What would you advise anyone who wishes to someday be able to draw like that? I would advise to practice constantly, to experiment with various materials and subjects. Also, even if you want to be just a fashion illustrator, do switch periodically into other types of illustrations, easel painting and graphics. So, consequently you will better see your mistakes and possibly it will push you to try new techniques and approaches.
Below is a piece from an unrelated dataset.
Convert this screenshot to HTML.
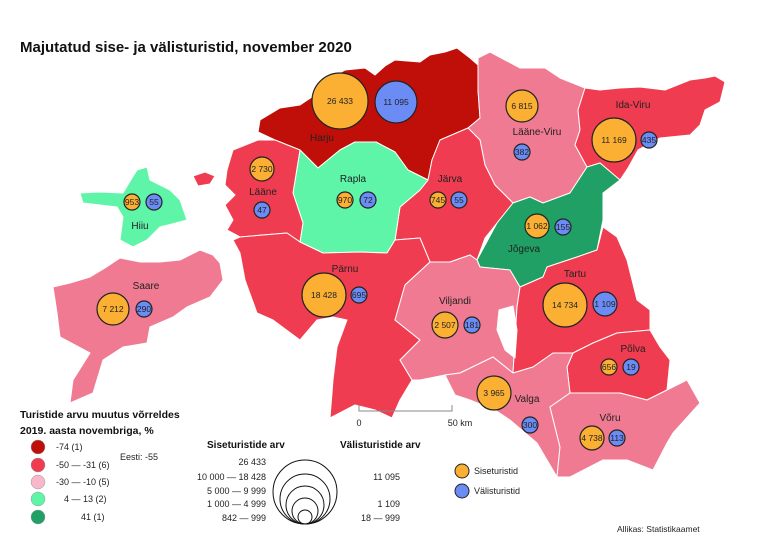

Does being a part of the fashion industry affects your own style choices? How would you describe your personal style? In contrast to the fashion bloggers, brands do not bestow clothes for fashion illustrators. So, I may say that being in fashion industry did not affect my style choices – it`s a joke). Speaking about my choices I prefer ascetic and minimalistic. Scandinavian style is more convenient for me. Actually I dedicate all my individuality and creativity to my work – it is my business card and my real face. I do not have much time to do my look even despite the fact that I’m a little versed in fashion trends and designers.
Is there anything you’d like to do in the future? Someone you’d like to work with or something you’d like to accomplish? Art installations – combination of visual images, sound and kinesthetic experience, experiments with light – that is what I would like to do at near future. I would be extremely happy to work with talented curators, sound and light engineers and try to work out something delightful. Maybe, it will be produced for a store or fashion event. Those who do contemporary art look at fashion and at any kind of design as something what does not deserve artistic approaches. Fashion looks at art as something that is cool but too risky to take it on. Barriers should be broken down and we yet have too few precedents.
Do you feel Photoshop has created a skewed perception of the ideal body image? Yes, absolutely! In a handmade work you can see a lot of mistakes and shortcomings. Ironically, but it bring life to final work. The ideal is such a lifeless thing. And actually I have come up to that thought not only in the field of fashion illustration.